Technical
The Skill Soup Move of the Year: Learning Evals Properly
Every AI engineer talks about evals. Almost none of them run proper ones. I committed to making evals the dense ingredient of my skill soup this year because the market is underpriced. Here is what I am learning and the small eval system I have already built to practice the skill publicly.
What Proper Evals Look Like
- A frozen test set that does not change between model runs
- Metrics that correlate with business outcomes, not just accuracy
- Scoring that can be human, model-graded, or both
- CI integration that blocks regressions
- Version tracking so you can compare model X vs model Y on the same inputs
Most teams call their test set an eval set but they keep editing it when the model gets something wrong. That is not an eval. That is a wishlist.
My Starter Eval System
def run_eval(prompt_version: str, test_set: list[dict]):
results = []
for case in test_set:
output = call_model(prompt_version, case['input'])
score = score_output(case['expected'], output)
results.append({'case_id': case['id'], 'score': score})

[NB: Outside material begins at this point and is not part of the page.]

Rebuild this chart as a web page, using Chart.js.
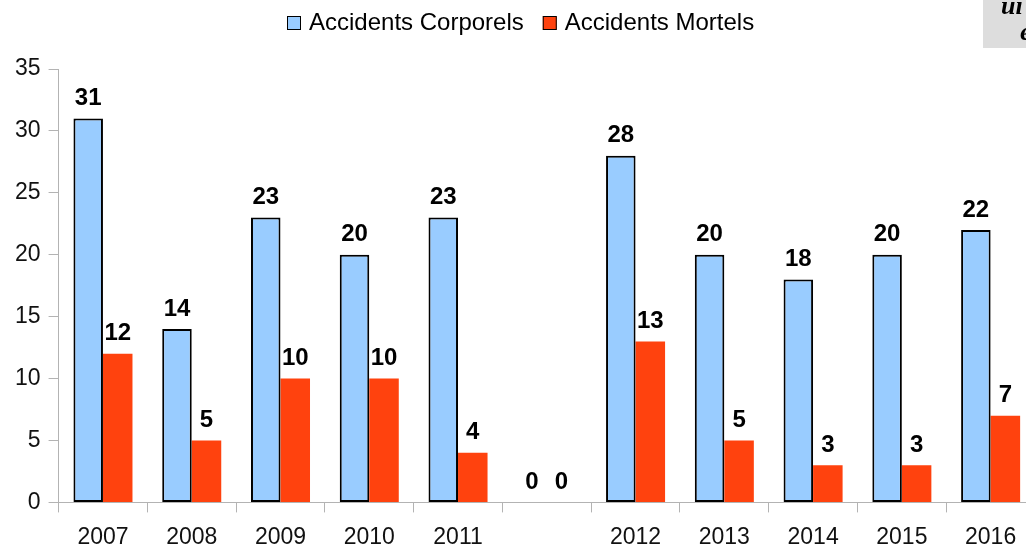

return aggregate(results)Simple. Deterministic. Logged to a flat file. The simplicity is the point. A fancier framework does not make the evals better. Good test cases make evals better.
Why It Is Underpriced
Every shop building with AI needs evals and almost none do them well. The ones who charge for it as a service are few. The first consultants to specialize here will capture disproportionate revenue. The gap between demand and supply is larger than in any other AI consulting niche right now.
What I Am Studying
- Academic eval papers for methodology
- Anthropic evals cookbook for practical patterns
- The Promptfoo documentation for tooling
- The OpenAI evals repo for testcase structure ideas
I read one eval paper a week and take notes. The habit is slow but compounds.
The Commitment
Two hours a week. Public notes. One client engagement explicitly scoped to evals by July. That last part forces learning under economic pressure, which is where skills compound fastest. Skills without economic pressure tend to stall at medium.
The Early Signal
Three clients this month asked specifically about eval services. Two years ago nobody asked. The demand is arriving. Supply is not ready yet. That gap is the opportunity.